** Source excerpt **
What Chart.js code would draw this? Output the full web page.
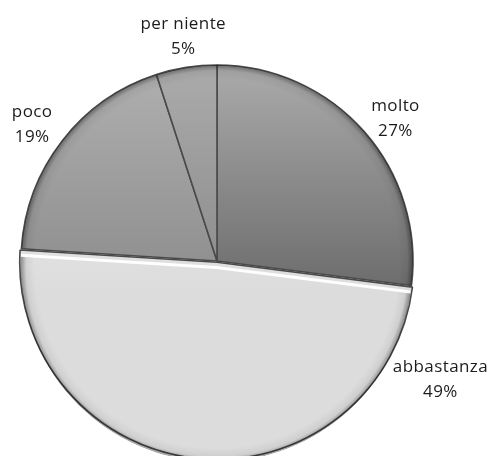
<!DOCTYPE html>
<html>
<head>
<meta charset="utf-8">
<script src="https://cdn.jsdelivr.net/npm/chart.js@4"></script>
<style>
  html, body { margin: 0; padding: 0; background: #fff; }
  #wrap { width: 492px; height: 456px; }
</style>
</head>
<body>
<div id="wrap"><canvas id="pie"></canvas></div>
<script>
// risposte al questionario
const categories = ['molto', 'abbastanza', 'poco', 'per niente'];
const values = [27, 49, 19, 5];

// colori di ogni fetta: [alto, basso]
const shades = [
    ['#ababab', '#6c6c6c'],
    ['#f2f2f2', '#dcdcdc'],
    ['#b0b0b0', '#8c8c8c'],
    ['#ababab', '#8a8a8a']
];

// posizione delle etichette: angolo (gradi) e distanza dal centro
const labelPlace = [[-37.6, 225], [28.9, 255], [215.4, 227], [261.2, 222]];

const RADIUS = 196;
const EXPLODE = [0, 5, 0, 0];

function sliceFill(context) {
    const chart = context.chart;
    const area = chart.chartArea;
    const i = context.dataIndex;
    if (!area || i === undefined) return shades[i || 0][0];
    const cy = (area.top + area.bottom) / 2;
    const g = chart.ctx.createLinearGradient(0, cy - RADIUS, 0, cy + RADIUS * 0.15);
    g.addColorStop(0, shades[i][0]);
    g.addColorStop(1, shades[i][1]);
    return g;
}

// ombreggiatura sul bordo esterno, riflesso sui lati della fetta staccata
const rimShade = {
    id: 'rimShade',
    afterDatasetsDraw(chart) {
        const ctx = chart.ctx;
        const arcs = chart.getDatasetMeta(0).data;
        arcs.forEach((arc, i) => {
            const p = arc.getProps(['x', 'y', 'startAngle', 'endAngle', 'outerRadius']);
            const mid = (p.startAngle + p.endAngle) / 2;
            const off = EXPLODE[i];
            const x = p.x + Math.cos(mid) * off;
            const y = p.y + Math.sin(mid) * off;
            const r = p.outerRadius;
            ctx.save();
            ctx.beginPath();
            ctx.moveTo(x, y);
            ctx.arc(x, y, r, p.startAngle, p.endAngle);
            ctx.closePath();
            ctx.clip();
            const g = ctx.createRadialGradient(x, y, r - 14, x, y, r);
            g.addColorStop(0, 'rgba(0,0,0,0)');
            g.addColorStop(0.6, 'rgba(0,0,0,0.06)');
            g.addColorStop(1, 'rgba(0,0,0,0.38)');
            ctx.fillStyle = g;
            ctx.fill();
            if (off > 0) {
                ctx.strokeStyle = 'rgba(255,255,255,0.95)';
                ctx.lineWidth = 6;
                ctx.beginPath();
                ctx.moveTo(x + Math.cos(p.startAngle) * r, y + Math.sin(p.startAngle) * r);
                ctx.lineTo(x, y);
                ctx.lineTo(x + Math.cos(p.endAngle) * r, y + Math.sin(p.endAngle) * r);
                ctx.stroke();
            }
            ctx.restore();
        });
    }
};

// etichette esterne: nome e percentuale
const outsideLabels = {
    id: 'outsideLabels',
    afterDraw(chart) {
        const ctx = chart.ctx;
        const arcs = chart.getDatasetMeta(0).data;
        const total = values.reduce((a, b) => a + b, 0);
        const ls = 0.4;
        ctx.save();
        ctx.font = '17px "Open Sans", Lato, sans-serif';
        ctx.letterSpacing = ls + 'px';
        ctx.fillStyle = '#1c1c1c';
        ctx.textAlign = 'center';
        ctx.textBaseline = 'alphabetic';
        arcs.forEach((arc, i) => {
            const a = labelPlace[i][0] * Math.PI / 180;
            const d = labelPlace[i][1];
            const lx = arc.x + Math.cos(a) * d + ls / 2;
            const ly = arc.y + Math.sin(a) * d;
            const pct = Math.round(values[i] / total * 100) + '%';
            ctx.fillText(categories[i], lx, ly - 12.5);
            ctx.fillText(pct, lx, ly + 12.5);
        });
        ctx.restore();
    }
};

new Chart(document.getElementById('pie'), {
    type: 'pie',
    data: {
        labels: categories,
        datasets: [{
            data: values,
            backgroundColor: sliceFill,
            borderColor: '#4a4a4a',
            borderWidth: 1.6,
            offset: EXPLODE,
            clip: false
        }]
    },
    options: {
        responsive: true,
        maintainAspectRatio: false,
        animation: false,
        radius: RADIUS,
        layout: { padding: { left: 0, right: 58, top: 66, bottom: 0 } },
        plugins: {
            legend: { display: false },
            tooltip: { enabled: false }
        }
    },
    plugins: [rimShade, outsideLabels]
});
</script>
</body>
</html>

** Request **
Repeat the listing in full and exactly. Leave any pictures out.

** Reply to the task **
What Chart.js code would draw this? Output the full web page.
<!DOCTYPE html>
<html>
<head>
<meta charset="utf-8">
<script src="https://cdn.jsdelivr.net/npm/chart.js@4"></script>
<style>
  html, body { margin: 0; padding: 0; background: #fff; }
  #wrap { width: 492px; height: 456px; }
</style>
</head>
<body>
<div id="wrap"><canvas id="pie"></canvas></div>
<script>
// risposte al questionario
const categories = ['molto', 'abbastanza', 'poco', 'per niente'];
const values = [27, 49, 19, 5];

// colori di ogni fetta: [alto, basso]
const shades = [
    ['#ababab', '#6c6c6c'],
    ['#f2f2f2', '#dcdcdc'],
    ['#b0b0b0', '#8c8c8c'],
    ['#ababab', '#8a8a8a']
];

// posizione delle etichette: angolo (gradi) e distanza dal centro
const labelPlace = [[-37.6, 225], [28.9, 255], [215.4, 227], [261.2, 222]];

const RADIUS = 196;
const EXPLODE = [0, 5, 0, 0];

function sliceFill(context) {
    const chart = context.chart;
    const area = chart.chartArea;
    const i = context.dataIndex;
    if (!area || i === undefined) return shades[i || 0][0];
    const cy = (area.top + area.bottom) / 2;
    const g = chart.ctx.createLinearGradient(0, cy - RADIUS, 0, cy + RADIUS * 0.15);
    g.addColorStop(0, shades[i][0]);
    g.addColorStop(1, shades[i][1]);
    return g;
}

// ombreggiatura sul bordo esterno, riflesso sui lati della fetta staccata
const rimShade = {
    id: 'rimShade',
    afterDatasetsDraw(chart) {
        const ctx = chart.ctx;
        const arcs = chart.getDatasetMeta(0).data;
        arcs.forEach((arc, i) => {
            const p = arc.getProps(['x', 'y', 'startAngle', 'endAngle', 'outerRadius']);
            const mid = (p.startAngle + p.endAngle) / 2;
            const off = EXPLODE[i];
            const x = p.x + Math.cos(mid) * off;
            const y = p.y + Math.sin(mid) * off;
            const r = p.outerRadius;
            ctx.save();
            ctx.beginPath();
            ctx.moveTo(x, y);
            ctx.arc(x, y, r, p.startAngle, p.endAngle);
            ctx.closePath();
            ctx.clip();
            const g = ctx.createRadialGradient(x, y, r - 14, x, y, r);
            g.addColorStop(0, 'rgba(0,0,0,0)');
            g.addColorStop(0.6, 'rgba(0,0,0,0.06)');
            g.addColorStop(1, 'rgba(0,0,0,0.38)');
            ctx.fillStyle = g;
            ctx.fill();
            if (off > 0) {
                ctx.strokeStyle = 'rgba(255,255,255,0.95)';
                ctx.lineWidth = 6;
                ctx.beginPath();
                ctx.moveTo(x + Math.cos(p.startAngle) * r, y + Math.sin(p.startAngle) * r);
                ctx.lineTo(x, y);
                ctx.lineTo(x + Math.cos(p.endAngle) * r, y + Math.sin(p.endAngle) * r);
                ctx.stroke();
            }
            ctx.restore();
        });
    }
};

// etichette esterne: nome e percentuale
const outsideLabels = {
    id: 'outsideLabels',
    afterDraw(chart) {
        const ctx = chart.ctx;
        const arcs = chart.getDatasetMeta(0).data;
        const total = values.reduce((a, b) => a + b, 0);
        const ls = 0.4;
        ctx.save();
        ctx.font = '17px "Open Sans", Lato, sans-serif';
        ctx.letterSpacing = ls + 'px';
        ctx.fillStyle = '#1c1c1c';
        ctx.textAlign = 'center';
        ctx.textBaseline = 'alphabetic';
        arcs.forEach((arc, i) => {
            const a = labelPlace[i][0] * Math.PI / 180;
            const d = labelPlace[i][1];
            const lx = arc.x + Math.cos(a) * d + ls / 2;
            const ly = arc.y + Math.sin(a) * d;
            const pct = Math.round(values[i] / total * 100) + '%';
            ctx.fillText(categories[i], lx, ly - 12.5);
            ctx.fillText(pct, lx, ly + 12.5);
        });
        ctx.restore();
    }
};

new Chart(document.getElementById('pie'), {
    type: 'pie',
    data: {
        labels: categories,
        datasets: [{
            data: values,
            backgroundColor: sliceFill,
            borderColor: '#4a4a4a',
            borderWidth: 1.6,
            offset: EXPLODE,
            clip: false
        }]
    },
    options: {
        responsive: true,
        maintainAspectRatio: false,
        animation: false,
        radius: RADIUS,
        layout: { padding: { left: 0, right: 58, top: 66, bottom: 0 } },
        plugins: {
            legend: { display: false },
            tooltip: { enabled: false }
        }
    },
    plugins: [rimShade, outsideLabels]
});
</script>
</body>
</html>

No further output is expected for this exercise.